How do people, in both the past and the present, think about moments of social and political crisis, and how do they respond to them? What are the interpretive codes by which troubling events are read and given meaning, and what part do these codes play in suggesting specific strategies for coping with the world? In Past Convictions Courtney Booker attempts to answer these questions by examining the controversial divestiture and public penance of Charlemagne's son, the Emperor Louis the Pious, in 833.
Historians have customarily viewed the event as marking the beginning of the end of the Carolingian dynasty.

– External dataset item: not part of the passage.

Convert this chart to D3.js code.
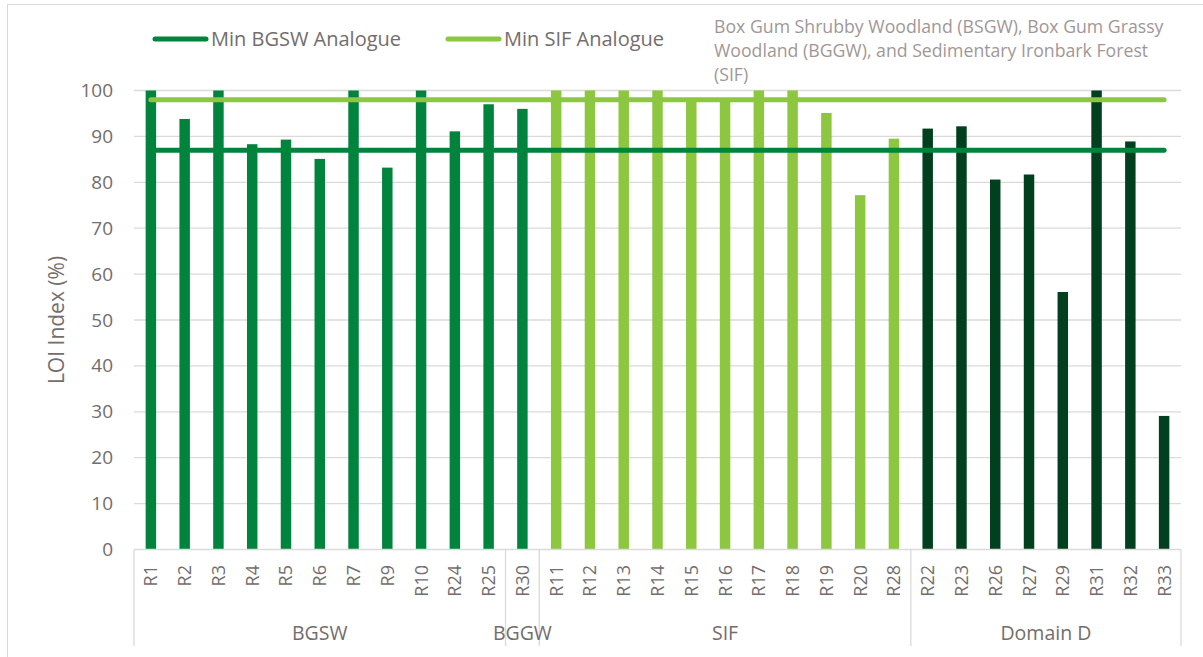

Exploring how both contemporaries and subsequent generations thought about Louis's forfeiture of the throne, Booker contends that certain vivid ninth-century narratives reveal a close but ephemeral connection between historiography and the generic conventions of comedy and tragedy. In tracing how writers of later centuries built upon these dramatic Carolingian accounts to tell a larger story of faith, betrayal, political expediency, and decline, he explicates the ways historiography shapes our vision of the past and what we think we know about it, and the ways its interpretive models may fall short.

About the author

Contributor Notes

Courtney M. Booker teaches history at the University of British Columbia.

Editorial Reviews

Booker is not content to question prevailing interpretations of a single set of events. Instead, he revises at least two centuries' worth of ways of knowing about them. Past Convictions will have paradigmatic significance for scholars seeking to know how various interpretations assumed their adamantine forms.

Thomas F. X. Noble, University of Notre Dame

The book makes two impressive contributions to medieval history. First, Booker's careful analysis of a thousand-year-long historiographical tradition sounds a warning about the dangers of relying on reified traditions. Second, he cleverly recovers stifled voices from the ninth century, ones well worth remembering for their power in deposing an emperor. . . . An important read for anyone interested in historiography or Carolingian history.